TASK DESCRIPTION:
Word for word, copy all the data and drop the pictures.

GIVEN RECORDS:

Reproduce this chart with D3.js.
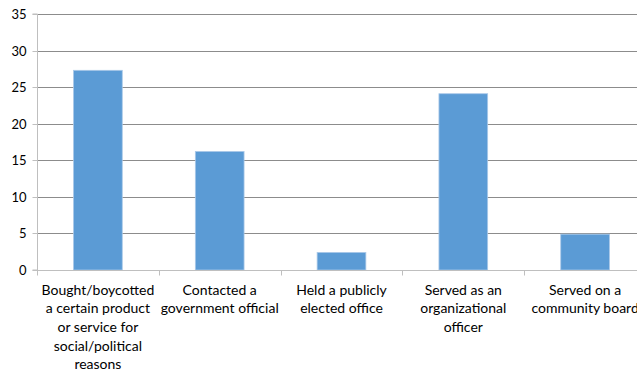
<!DOCTYPE html>
<html>
<head>
<meta charset="utf-8">
<script src="https://cdn.jsdelivr.net/npm/d3@7"></script>
<style>
  html, body { margin: 0; padding: 0; background: #fff; }
  svg { display: block; }
  text { font-family: Lato, "Open Sans", sans-serif; fill: #000; }
</style>
</head>
<body>
<svg id="chart" width="637" height="372"></svg>
<script>
const categories = [
  "Bought/boycotted a certain product or service for social/political reasons",
  "Contacted a government official",
  "Held a publicly elected office",
  "Served as an organizational officer",
  "Served on a community board"
];
const labelLines = [
  ["Bought/boycotted", "a certain product", "or service for", "social/political", "reasons"],
  ["Contacted a", "government official"],
  ["Held a publicly", "elected office"],
  ["Served as an", "organizational", "officer"],
  ["Served on a", "community board"]
];
const values = [27.3, 16.2, 2.4, 24.1, 4.9];
const yTicks = [0, 5, 10, 15, 20, 25, 30, 35];

const svg = d3.select("#chart");
const pL = 37, pR = 646, pT = 14, pB = 270;

const x = d3.scaleBand().domain(categories).range([pL, pR]).padding(0);
const y = d3.scaleLinear().domain([0, 35]).range([pB, pT]);

// gridlines
svg.append("g").selectAll("line").data(yTicks.filter(d => d > 0)).join("line")
  .attr("x1", pL).attr("x2", pR)
  .attr("y1", d => Math.round(y(d)) + 0.5).attr("y2", d => Math.round(y(d)) + 0.5)
  .attr("stroke", "#8c8c8c").attr("stroke-width", 1);

// bars
const bw = x.bandwidth() * 0.4;
svg.append("g").selectAll("rect").data(values).join("rect")
  .attr("x", (d, i) => x(categories[i]) + (x.bandwidth() - bw) / 2)
  .attr("y", d => y(d))
  .attr("width", bw)
  .attr("height", d => y(0) - y(d))
  .attr("fill", "#5b9bd5")
  .attr("stroke", "#a9c8e8").attr("stroke-width", 0.8);

// y axis
const yAxis = svg.append("g").attr("transform", `translate(${pL + 0.5},0)`)
  .call(d3.axisLeft(y).tickValues(yTicks).tickSize(5).tickPadding(6).tickFormat(d3.format("d")));
yAxis.select(".domain").attr("stroke", "#bfbfbf").attr("d", `M-5,${pT}H0V${pB}H-5`);
yAxis.selectAll(".tick line").attr("stroke", "#bfbfbf");
yAxis.selectAll(".tick text").attr("font-size", 13).attr("font-family", "Lato, sans-serif").attr("fill", "#000");
yAxis.selectAll(".tick").attr("transform", d => `translate(0,${Math.round(y(d)) + 0.5})`);

// x axis
const xAxis = svg.append("g").attr("transform", `translate(0,${pB + 0.5})`)
  .call(d3.axisBottom(x).tickSize(0).tickFormat(""));
xAxis.select(".domain").attr("stroke", "#bfbfbf").attr("d", `M${pL},0H${pR}`);
xAxis.selectAll(".tick").remove();
const bounds = categories.map(c => x(c)).concat([x(categories[categories.length - 1]) + x.bandwidth()]);
xAxis.selectAll("line.b").data(bounds).join("line").attr("class", "b")
  .attr("x1", d => Math.round(d) + 0.5).attr("x2", d => Math.round(d) + 0.5)
  .attr("y1", 0).attr("y2", 5).attr("stroke", "#bfbfbf");

// labels
const lbl = svg.append("g");
labelLines.forEach((lines, i) => {
  const cx = x(categories[i]) + x.bandwidth() / 2;
  const t = lbl.append("text").attr("text-anchor", "middle").attr("font-size", 14)
    .attr("x", cx).attr("y", 294.5);
  lines.forEach((ln, j) => {
    t.append("tspan").attr("x", cx).attr("dy", j === 0 ? 0 : 18.7).text(ln);
  });
});
</script>
</body>
</html>
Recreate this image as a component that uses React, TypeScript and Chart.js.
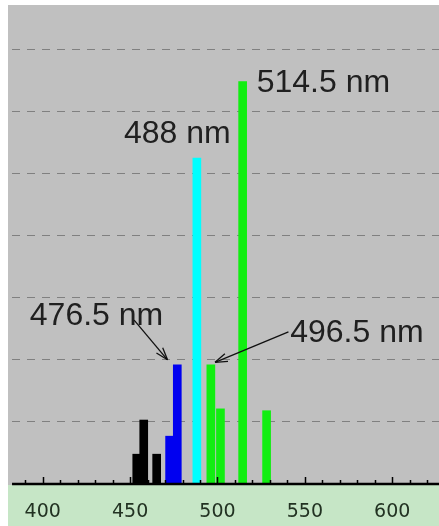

THE RESPONSE:
Reproduce this chart with D3.js.
<!DOCTYPE html>
<html>
<head>
<meta charset="utf-8">
<script src="https://cdn.jsdelivr.net/npm/d3@7"></script>
<style>
  html, body { margin: 0; padding: 0; background: #fff; }
  svg { display: block; }
  text { font-family: Lato, "Open Sans", sans-serif; fill: #000; }
</style>
</head>
<body>
<svg id="chart" width="637" height="372"></svg>
<script>
const categories = [
  "Bought/boycotted a certain product or service for social/political reasons",
  "Contacted a government official",
  "Held a publicly elected office",
  "Served as an organizational officer",
  "Served on a community board"
];
const labelLines = [
  ["Bought/boycotted", "a certain product", "or service for", "social/political", "reasons"],
  ["Contacted a", "government official"],
  ["Held a publicly", "elected office"],
  ["Served as an", "organizational", "officer"],
  ["Served on a", "community board"]
];
const values = [27.3, 16.2, 2.4, 24.1, 4.9];
const yTicks = [0, 5, 10, 15, 20, 25, 30, 35];

const svg = d3.select("#chart");
const pL = 37, pR = 646, pT = 14, pB = 270;

const x = d3.scaleBand().domain(categories).range([pL, pR]).padding(0);
const y = d3.scaleLinear().domain([0, 35]).range([pB, pT]);

// gridlines
svg.append("g").selectAll("line").data(yTicks.filter(d => d > 0)).join("line")
  .attr("x1", pL).attr("x2", pR)
  .attr("y1", d => Math.round(y(d)) + 0.5).attr("y2", d => Math.round(y(d)) + 0.5)
  .attr("stroke", "#8c8c8c").attr("stroke-width", 1);

// bars
const bw = x.bandwidth() * 0.4;
svg.append("g").selectAll("rect").data(values).join("rect")
  .attr("x", (d, i) => x(categories[i]) + (x.bandwidth() - bw) / 2)
  .attr("y", d => y(d))
  .attr("width", bw)
  .attr("height", d => y(0) - y(d))
  .attr("fill", "#5b9bd5")
  .attr("stroke", "#a9c8e8").attr("stroke-width", 0.8);

// y axis
const yAxis = svg.append("g").attr("transform", `translate(${pL + 0.5},0)`)
  .call(d3.axisLeft(y).tickValues(yTicks).tickSize(5).tickPadding(6).tickFormat(d3.format("d")));
yAxis.select(".domain").attr("stroke", "#bfbfbf").attr("d", `M-5,${pT}H0V${pB}H-5`);
yAxis.selectAll(".tick line").attr("stroke", "#bfbfbf");
yAxis.selectAll(".tick text").attr("font-size", 13).attr("font-family", "Lato, sans-serif").attr("fill", "#000");
yAxis.selectAll(".tick").attr("transform", d => `translate(0,${Math.round(y(d)) + 0.5})`);

// x axis
const xAxis = svg.append("g").attr("transform", `translate(0,${pB + 0.5})`)
  .call(d3.axisBottom(x).tickSize(0).tickFormat(""));
xAxis.select(".domain").attr("stroke", "#bfbfbf").attr("d", `M${pL},0H${pR}`);
xAxis.selectAll(".tick").remove();
const bounds = categories.map(c => x(c)).concat([x(categories[categories.length - 1]) + x.bandwidth()]);
xAxis.selectAll("line.b").data(bounds).join("line").attr("class", "b")
  .attr("x1", d => Math.round(d) + 0.5).attr("x2", d => Math.round(d) + 0.5)
  .attr("y1", 0).attr("y2", 5).attr("stroke", "#bfbfbf");

// labels
const lbl = svg.append("g");
labelLines.forEach((lines, i) => {
  const cx = x(categories[i]) + x.bandwidth() / 2;
  const t = lbl.append("text").attr("text-anchor", "middle").attr("font-size", 14)
    .attr("x", cx).attr("y", 294.5);
  lines.forEach((ln, j) => {
    t.append("tspan").attr("x", cx).attr("dy", j === 0 ? 0 : 18.7).text(ln);
  });
});
</script>
</body>
</html>
Recreate this image as a component that uses React, TypeScript and Chart.js.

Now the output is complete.